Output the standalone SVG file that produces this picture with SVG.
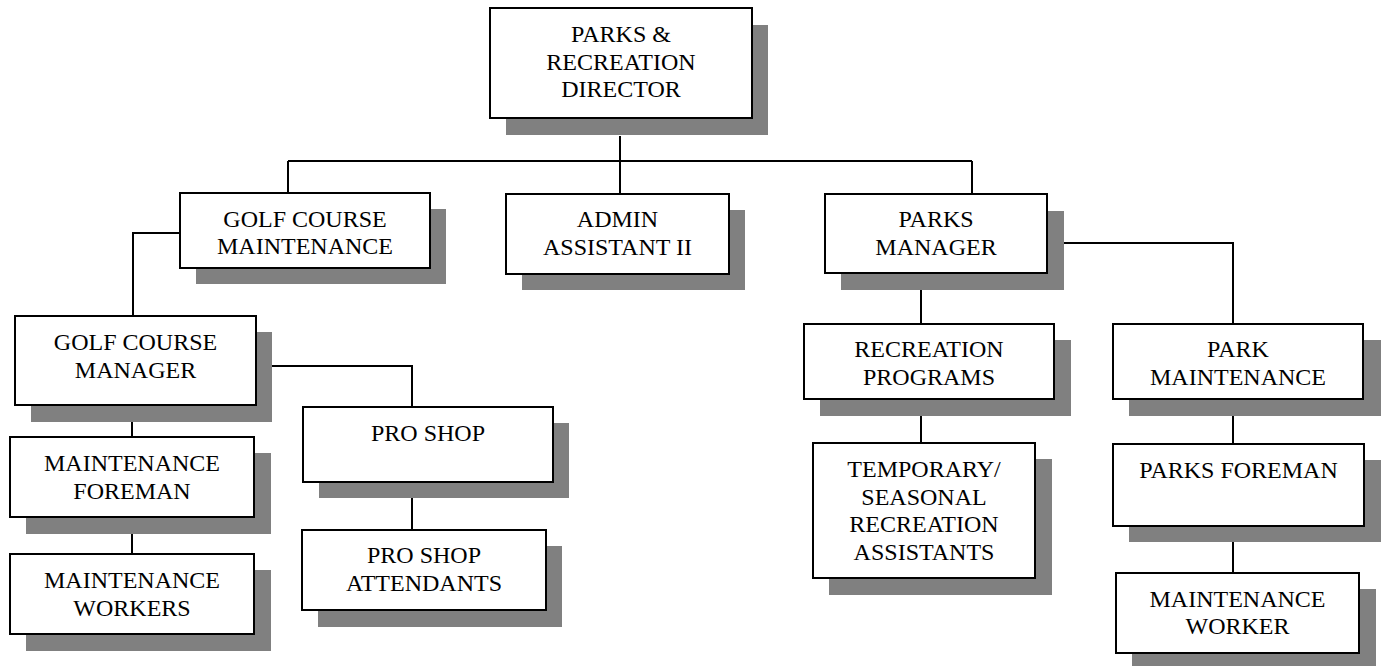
<svg xmlns="http://www.w3.org/2000/svg" width="1381" height="666" viewBox="0 0 1381 666">
<style>
.sh{fill:#808080}
.bx{fill:#fff;stroke:#000;stroke-width:2}
.t{font-family:"Liberation Serif","Times New Roman",serif;font-size:24px;fill:#000;text-anchor:middle}
.c{fill:none;stroke:#000;stroke-width:2}
</style>
<rect width="1381" height="666" fill="#fff"/>
<g id="connectors">
<path class="c" d="M620 136V194M288 161H972M288 161V193M972 161V194"/>
<path class="c" d="M180 233H133V316"/>
<path class="c" d="M272 366H412V407"/>
<path class="c" d="M132 422V437M132 534V554"/>
<path class="c" d="M412 498V530"/>
<path class="c" d="M1064 243H1233V324"/>
<path class="c" d="M921 290V324M921 416V443"/>
<path class="c" d="M1233 416V444M1233 542V573"/>
</g>
<g id="director">
<rect class="sh" x="506" y="25" width="262" height="110"/>
<rect class="bx" x="490" y="8" width="262" height="110"/>
<text class="t" x="621" y="42">PARKS &amp;</text>
<text class="t" x="621" y="69.5">RECREATION</text>
<text class="t" x="621" y="97">DIRECTOR</text>
</g>
<g id="golf-course-maintenance">
<rect class="sh" x="196" y="209" width="250" height="75"/>
<rect class="bx" x="180" y="193" width="250" height="75"/>
<text class="t" x="305" y="227">GOLF COURSE</text>
<text class="t" x="305" y="254">MAINTENANCE</text>
</g>
<g id="admin-assistant">
<rect class="sh" x="522" y="210" width="223" height="80"/>
<rect class="bx" x="506" y="194" width="223" height="80"/>
<text class="t" x="617.5" y="227">ADMIN</text>
<text class="t" x="617.5" y="254.5">ASSISTANT II</text>
</g>
<g id="parks-manager">
<rect class="sh" x="841" y="211" width="223" height="79"/>
<rect class="bx" x="825" y="194" width="222" height="79"/>
<text class="t" x="936" y="227">PARKS</text>
<text class="t" x="936" y="254.5">MANAGER</text>
</g>
<g id="golf-course-manager">
<rect class="sh" x="31" y="332" width="241" height="90"/>
<rect class="bx" x="15" y="316" width="241" height="89"/>
<text class="t" x="135.5" y="350">GOLF COURSE</text>
<text class="t" x="135.5" y="377.5">MANAGER</text>
</g>
<g id="maintenance-foreman">
<rect class="sh" x="26" y="453" width="245" height="81"/>
<rect class="bx" x="10" y="437" width="244" height="80"/>
<text class="t" x="132" y="471">MAINTENANCE</text>
<text class="t" x="132" y="498.5">FOREMAN</text>
</g>
<g id="maintenance-workers">
<rect class="sh" x="26" y="570" width="245" height="81"/>
<rect class="bx" x="10" y="554" width="244" height="80"/>
<text class="t" x="132" y="588">MAINTENANCE</text>
<text class="t" x="132" y="615.5">WORKERS</text>
</g>
<g id="pro-shop">
<rect class="sh" x="319" y="423" width="250" height="75"/>
<rect class="bx" x="303" y="407" width="250" height="75"/>
<text class="t" x="428" y="440.5">PRO SHOP</text>
</g>
<g id="pro-shop-attendants">
<rect class="sh" x="318" y="546" width="244" height="81"/>
<rect class="bx" x="302" y="530" width="244" height="80"/>
<text class="t" x="424" y="563">PRO SHOP</text>
<text class="t" x="424" y="590.5">ATTENDANTS</text>
</g>
<g id="recreation-programs">
<rect class="sh" x="820" y="340" width="251" height="76"/>
<rect class="bx" x="804" y="324" width="250" height="75"/>
<text class="t" x="929" y="357">RECREATION</text>
<text class="t" x="929" y="384.5">PROGRAMS</text>
</g>
<g id="park-maintenance">
<rect class="sh" x="1129" y="340" width="252" height="76"/>
<rect class="bx" x="1113" y="324" width="250" height="75"/>
<text class="t" x="1238" y="357">PARK</text>
<text class="t" x="1238" y="384.5">MAINTENANCE</text>
</g>
<g id="temporary-seasonal">
<rect class="sh" x="829" y="459" width="223" height="136"/>
<rect class="bx" x="813" y="443" width="222" height="135"/>
<text class="t" x="924" y="477">TEMPORARY/</text>
<text class="t" x="924" y="504.5">SEASONAL</text>
<text class="t" x="924" y="532">RECREATION</text>
<text class="t" x="924" y="559.5">ASSISTANTS</text>
</g>
<g id="parks-foreman">
<rect class="sh" x="1129" y="460" width="252" height="82"/>
<rect class="bx" x="1113" y="444" width="251" height="82"/>
<text class="t" x="1238.5" y="477.5">PARKS FOREMAN</text>
</g>
<g id="maintenance-worker">
<rect class="sh" x="1132" y="589" width="244" height="77"/>
<rect class="bx" x="1116" y="573" width="243" height="80"/>
<text class="t" x="1237.5" y="606.5">MAINTENANCE</text>
<text class="t" x="1237.5" y="634">WORKER</text>
</g>
</svg>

**Problem to solve**
Restate the whole listing above exactly, except for its images.

**Solution to the problem**
Output the standalone SVG file that produces this picture with SVG.
<svg xmlns="http://www.w3.org/2000/svg" width="1381" height="666" viewBox="0 0 1381 666">
<style>
.sh{fill:#808080}
.bx{fill:#fff;stroke:#000;stroke-width:2}
.t{font-family:"Liberation Serif","Times New Roman",serif;font-size:24px;fill:#000;text-anchor:middle}
.c{fill:none;stroke:#000;stroke-width:2}
</style>
<rect width="1381" height="666" fill="#fff"/>
<g id="connectors">
<path class="c" d="M620 136V194M288 161H972M288 161V193M972 161V194"/>
<path class="c" d="M180 233H133V316"/>
<path class="c" d="M272 366H412V407"/>
<path class="c" d="M132 422V437M132 534V554"/>
<path class="c" d="M412 498V530"/>
<path class="c" d="M1064 243H1233V324"/>
<path class="c" d="M921 290V324M921 416V443"/>
<path class="c" d="M1233 416V444M1233 542V573"/>
</g>
<g id="director">
<rect class="sh" x="506" y="25" width="262" height="110"/>
<rect class="bx" x="490" y="8" width="262" height="110"/>
<text class="t" x="621" y="42">PARKS &amp;</text>
<text class="t" x="621" y="69.5">RECREATION</text>
<text class="t" x="621" y="97">DIRECTOR</text>
</g>
<g id="golf-course-maintenance">
<rect class="sh" x="196" y="209" width="250" height="75"/>
<rect class="bx" x="180" y="193" width="250" height="75"/>
<text class="t" x="305" y="227">GOLF COURSE</text>
<text class="t" x="305" y="254">MAINTENANCE</text>
</g>
<g id="admin-assistant">
<rect class="sh" x="522" y="210" width="223" height="80"/>
<rect class="bx" x="506" y="194" width="223" height="80"/>
<text class="t" x="617.5" y="227">ADMIN</text>
<text class="t" x="617.5" y="254.5">ASSISTANT II</text>
</g>
<g id="parks-manager">
<rect class="sh" x="841" y="211" width="223" height="79"/>
<rect class="bx" x="825" y="194" width="222" height="79"/>
<text class="t" x="936" y="227">PARKS</text>
<text class="t" x="936" y="254.5">MANAGER</text>
</g>
<g id="golf-course-manager">
<rect class="sh" x="31" y="332" width="241" height="90"/>
<rect class="bx" x="15" y="316" width="241" height="89"/>
<text class="t" x="135.5" y="350">GOLF COURSE</text>
<text class="t" x="135.5" y="377.5">MANAGER</text>
</g>
<g id="maintenance-foreman">
<rect class="sh" x="26" y="453" width="245" height="81"/>
<rect class="bx" x="10" y="437" width="244" height="80"/>
<text class="t" x="132" y="471">MAINTENANCE</text>
<text class="t" x="132" y="498.5">FOREMAN</text>
</g>
<g id="maintenance-workers">
<rect class="sh" x="26" y="570" width="245" height="81"/>
<rect class="bx" x="10" y="554" width="244" height="80"/>
<text class="t" x="132" y="588">MAINTENANCE</text>
<text class="t" x="132" y="615.5">WORKERS</text>
</g>
<g id="pro-shop">
<rect class="sh" x="319" y="423" width="250" height="75"/>
<rect class="bx" x="303" y="407" width="250" height="75"/>
<text class="t" x="428" y="440.5">PRO SHOP</text>
</g>
<g id="pro-shop-attendants">
<rect class="sh" x="318" y="546" width="244" height="81"/>
<rect class="bx" x="302" y="530" width="244" height="80"/>
<text class="t" x="424" y="563">PRO SHOP</text>
<text class="t" x="424" y="590.5">ATTENDANTS</text>
</g>
<g id="recreation-programs">
<rect class="sh" x="820" y="340" width="251" height="76"/>
<rect class="bx" x="804" y="324" width="250" height="75"/>
<text class="t" x="929" y="357">RECREATION</text>
<text class="t" x="929" y="384.5">PROGRAMS</text>
</g>
<g id="park-maintenance">
<rect class="sh" x="1129" y="340" width="252" height="76"/>
<rect class="bx" x="1113" y="324" width="250" height="75"/>
<text class="t" x="1238" y="357">PARK</text>
<text class="t" x="1238" y="384.5">MAINTENANCE</text>
</g>
<g id="temporary-seasonal">
<rect class="sh" x="829" y="459" width="223" height="136"/>
<rect class="bx" x="813" y="443" width="222" height="135"/>
<text class="t" x="924" y="477">TEMPORARY/</text>
<text class="t" x="924" y="504.5">SEASONAL</text>
<text class="t" x="924" y="532">RECREATION</text>
<text class="t" x="924" y="559.5">ASSISTANTS</text>
</g>
<g id="parks-foreman">
<rect class="sh" x="1129" y="460" width="252" height="82"/>
<rect class="bx" x="1113" y="444" width="251" height="82"/>
<text class="t" x="1238.5" y="477.5">PARKS FOREMAN</text>
</g>
<g id="maintenance-worker">
<rect class="sh" x="1132" y="589" width="244" height="77"/>
<rect class="bx" x="1116" y="573" width="243" height="80"/>
<text class="t" x="1237.5" y="606.5">MAINTENANCE</text>
<text class="t" x="1237.5" y="634">WORKER</text>
</g>
</svg>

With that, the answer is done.